- [Task to complete]
Return the material exactly as supplied, apart from the pictures, which are omitted.

□ □ □ □ □ □ □

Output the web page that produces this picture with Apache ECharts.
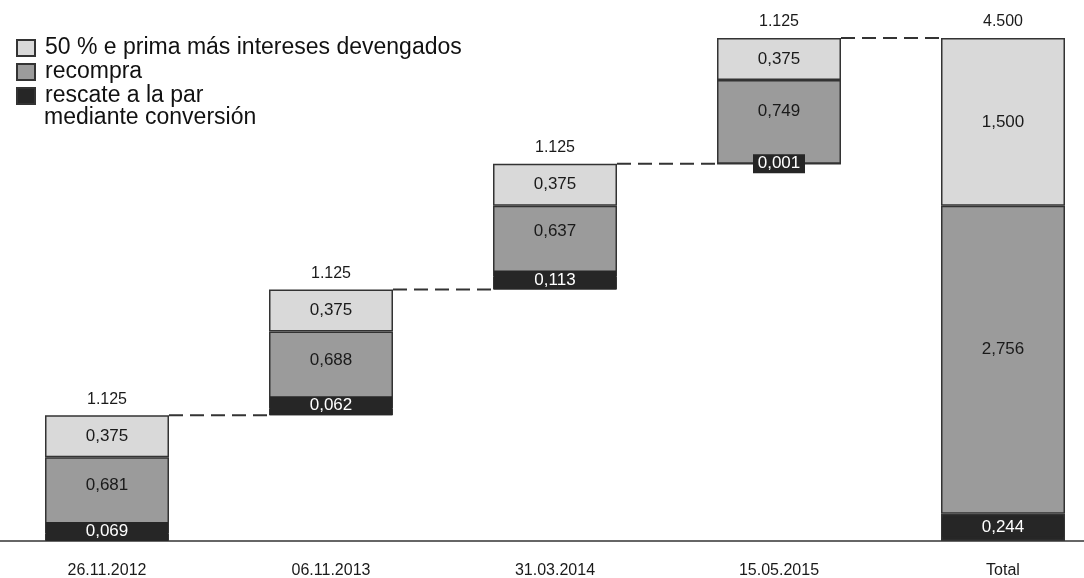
<!DOCTYPE html>
<html>
<head>
<meta charset="utf-8">
<script src="https://cdn.jsdelivr.net/npm/echarts@6/dist/echarts.min.js"></script>
<style>
  html, body { margin: 0; padding: 0; background: #fff; }
  #chart { width: 1084px; height: 578px; }
</style>
</head>
<body>
<div id="chart"></div>
<script>
// data
const categories = ['26.11.2012', '06.11.2013', '31.03.2014', '15.05.2015', 'Total'];
const baseValues = [0, 1.125, 2.25, 3.375, 0];
const rescateValues = [0.069, 0.062, 0.113, 0.001, 0.244];
const recompraValues = [0.681, 0.688, 0.637, 0.749, 2.756];
const primaValues = [0.375, 0.375, 0.375, 0.375, 1.5];
const topLabels = ['1.125', '1.125', '1.125', '1.125', '4.500'];

const nameA = '50 % e prima más intereses devengados';
const nameB = 'recompra';
const nameC = 'rescate a la par';

document.addEventListener('DOMContentLoaded', function() {
    const chart = echarts.init(document.getElementById('chart'));
    const barWidth = 124;
    const font = 'Liberation Sans, Arial, sans-serif';
    const border = { borderColor: '#333333', borderWidth: 1.5 };
    const fmt = function(v) { return v.toFixed(3).replace('.', ','); };

    // connector levels = top of each step
    const connectors = [];
    for (let i = 0; i < categories.length - 1; i++) {
        connectors.push([i, baseValues[i] + rescateValues[i] + recompraValues[i] + primaValues[i]]);
    }

    // black labels drawn as boxes so the small values stay readable
    const rescateData = rescateValues.map(function(v, i) {
        const small = v < 0.01;
        return {
            value: v,
            label: {
                position: (small || i === 4) ? 'inside' : 'insideBottom',
                distance: 0,
                width: small ? 52 : barWidth - 2,
                height: 19,
                lineHeight: 19
            }
        };
    });

    const option = {
        animation: false,
        textStyle: { fontFamily: font },
        legend: {
            orient: 'vertical',
            left: 11,
            top: 31,
            icon: 'rect',
            itemWidth: 18,
            itemHeight: 16,
            itemGap: 0,
            selectedMode: false,
            textStyle: { fontSize: 23, color: '#111111', lineHeight: 24, padding: [0, 0, 0, 5] },
            data: [nameA, nameB, nameC]
        },
        graphic: [{
            type: 'text',
            left: 44,
            top: 106,
            style: { text: 'mediante conversión', fill: '#111111', font: '23px ' + font }
        }],
        grid: { left: -5, width: 1120, top: 38, bottom: 37, outerBoundsMode: 'none', containLabel: false },
        xAxis: {
            type: 'category',
            data: categories,
            axisLine: { lineStyle: { color: '#333333', width: 1.5 } },
            axisTick: { show: false },
            axisLabel: { color: '#1a1a1a', fontSize: 16, margin: 22 }
        },
        yAxis: { type: 'value', min: 0, max: 4.5, show: false },
        series: [
            {
                name: 'base',
                type: 'bar',
                stack: 'w',
                barWidth: barWidth,
                itemStyle: { color: 'transparent' },
                silent: true,
                data: baseValues
            },
            {
                name: nameC,
                type: 'bar',
                stack: 'w',
                barWidth: barWidth,
                itemStyle: Object.assign({ color: '#262626' }, border),
                label: {
                    show: true,
                    color: '#ffffff',
                    fontSize: 17,
                    backgroundColor: '#262626',
                    align: 'center',
                    formatter: function(p) { return fmt(p.value); }
                },
                data: rescateData
            },
            {
                name: nameB,
                type: 'bar',
                stack: 'w',
                barWidth: barWidth,
                itemStyle: Object.assign({ color: '#9b9b9b' }, border),
                label: {
                    show: true,
                    position: 'inside',
                    offset: [0, -10],
                    color: '#1a1a1a',
                    fontSize: 17,
                    formatter: function(p) { return fmt(p.value); }
                },
                data: recompraValues
            },
            {
                name: nameA,
                type: 'bar',
                stack: 'w',
                barWidth: barWidth,
                itemStyle: Object.assign({ color: '#d9d9d9' }, border),
                label: {
                    show: true,
                    position: 'inside',
                    color: '#1a1a1a',
                    fontSize: 17,
                    formatter: function(p) { return fmt(p.value); }
                },
                data: primaValues
            },
            {
                // totals above each bar
                name: 'tops',
                type: 'bar',
                stack: 'w',
                barWidth: barWidth,
                itemStyle: { color: 'transparent' },
                silent: true,
                label: {
                    show: true,
                    position: 'insideBottom',
                    distance: 8,
                    color: '#1a1a1a',
                    fontSize: 16,
                    formatter: function(p) { return topLabels[p.dataIndex]; }
                },
                data: categories.map(function() { return 0; })
            },
            {
                name: 'conectores',
                type: 'custom',
                silent: true,
                renderItem: function(params, api) {
                    const idx = api.value(0);
                    const level = api.value(1);
                    const p0 = api.coord([idx, level]);
                    const p1 = api.coord([idx + 1, level]);
                    return {
                        type: 'line',
                        shape: { x1: p0[0] + barWidth / 2, y1: p0[1], x2: p1[0] - barWidth / 2, y2: p1[1] },
                        style: { stroke: '#333333', lineWidth: 2, lineDash: [14, 7] }
                    };
                },
                data: connectors
            }
        ]
    };
    chart.setOption(option);
});
</script>
</body>
</html>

□ □ □ □ □ □ □

- [Written reply]
Output the web page that produces this picture with Apache ECharts.
<!DOCTYPE html>
<html>
<head>
<meta charset="utf-8">
<script src="https://cdn.jsdelivr.net/npm/echarts@6/dist/echarts.min.js"></script>
<style>
  html, body { margin: 0; padding: 0; background: #fff; }
  #chart { width: 1084px; height: 578px; }
</style>
</head>
<body>
<div id="chart"></div>
<script>
// data
const categories = ['26.11.2012', '06.11.2013', '31.03.2014', '15.05.2015', 'Total'];
const baseValues = [0, 1.125, 2.25, 3.375, 0];
const rescateValues = [0.069, 0.062, 0.113, 0.001, 0.244];
const recompraValues = [0.681, 0.688, 0.637, 0.749, 2.756];
const primaValues = [0.375, 0.375, 0.375, 0.375, 1.5];
const topLabels = ['1.125', '1.125', '1.125', '1.125', '4.500'];

const nameA = '50 % e prima más intereses devengados';
const nameB = 'recompra';
const nameC = 'rescate a la par';

document.addEventListener('DOMContentLoaded', function() {
    const chart = echarts.init(document.getElementById('chart'));
    const barWidth = 124;
    const font = 'Liberation Sans, Arial, sans-serif';
    const border = { borderColor: '#333333', borderWidth: 1.5 };
    const fmt = function(v) { return v.toFixed(3).replace('.', ','); };

    // connector levels = top of each step
    const connectors = [];
    for (let i = 0; i < categories.length - 1; i++) {
        connectors.push([i, baseValues[i] + rescateValues[i] + recompraValues[i] + primaValues[i]]);
    }

    // black labels drawn as boxes so the small values stay readable
    const rescateData = rescateValues.map(function(v, i) {
        const small = v < 0.01;
        return {
            value: v,
            label: {
                position: (small || i === 4) ? 'inside' : 'insideBottom',
                distance: 0,
                width: small ? 52 : barWidth - 2,
                height: 19,
                lineHeight: 19
            }
        };
    });

    const option = {
        animation: false,
        textStyle: { fontFamily: font },
        legend: {
            orient: 'vertical',
            left: 11,
            top: 31,
            icon: 'rect',
            itemWidth: 18,
            itemHeight: 16,
            itemGap: 0,
            selectedMode: false,
            textStyle: { fontSize: 23, color: '#111111', lineHeight: 24, padding: [0, 0, 0, 5] },
            data: [nameA, nameB, nameC]
        },
        graphic: [{
            type: 'text',
            left: 44,
            top: 106,
            style: { text: 'mediante conversión', fill: '#111111', font: '23px ' + font }
        }],
        grid: { left: -5, width: 1120, top: 38, bottom: 37, outerBoundsMode: 'none', containLabel: false },
        xAxis: {
            type: 'category',
            data: categories,
            axisLine: { lineStyle: { color: '#333333', width: 1.5 } },
            axisTick: { show: false },
            axisLabel: { color: '#1a1a1a', fontSize: 16, margin: 22 }
        },
        yAxis: { type: 'value', min: 0, max: 4.5, show: false },
        series: [
            {
                name: 'base',
                type: 'bar',
                stack: 'w',
                barWidth: barWidth,
                itemStyle: { color: 'transparent' },
                silent: true,
                data: baseValues
            },
            {
                name: nameC,
                type: 'bar',
                stack: 'w',
                barWidth: barWidth,
                itemStyle: Object.assign({ color: '#262626' }, border),
                label: {
                    show: true,
                    color: '#ffffff',
                    fontSize: 17,
                    backgroundColor: '#262626',
                    align: 'center',
                    formatter: function(p) { return fmt(p.value); }
                },
                data: rescateData
            },
            {
                name: nameB,
                type: 'bar',
                stack: 'w',
                barWidth: barWidth,
                itemStyle: Object.assign({ color: '#9b9b9b' }, border),
                label: {
                    show: true,
                    position: 'inside',
                    offset: [0, -10],
                    color: '#1a1a1a',
                    fontSize: 17,
                    formatter: function(p) { return fmt(p.value); }
                },
                data: recompraValues
            },
            {
                name: nameA,
                type: 'bar',
                stack: 'w',
                barWidth: barWidth,
                itemStyle: Object.assign({ color: '#d9d9d9' }, border),
                label: {
                    show: true,
                    position: 'inside',
                    color: '#1a1a1a',
                    fontSize: 17,
                    formatter: function(p) { return fmt(p.value); }
                },
                data: primaValues
            },
            {
                // totals above each bar
                name: 'tops',
                type: 'bar',
                stack: 'w',
                barWidth: barWidth,
                itemStyle: { color: 'transparent' },
                silent: true,
                label: {
                    show: true,
                    position: 'insideBottom',
                    distance: 8,
                    color: '#1a1a1a',
                    fontSize: 16,
                    formatter: function(p) { return topLabels[p.dataIndex]; }
                },
                data: categories.map(function() { return 0; })
            },
            {
                name: 'conectores',
                type: 'custom',
                silent: true,
                renderItem: function(params, api) {
                    const idx = api.value(0);
                    const level = api.value(1);
                    const p0 = api.coord([idx, level]);
                    const p1 = api.coord([idx + 1, level]);
                    return {
                        type: 'line',
                        shape: { x1: p0[0] + barWidth / 2, y1: p0[1], x2: p1[0] - barWidth / 2, y2: p1[1] },
                        style: { stroke: '#333333', lineWidth: 2, lineDash: [14, 7] }
                    };
                },
                data: connectors
            }
        ]
    };
    chart.setOption(option);
});
</script>
</body>
</html>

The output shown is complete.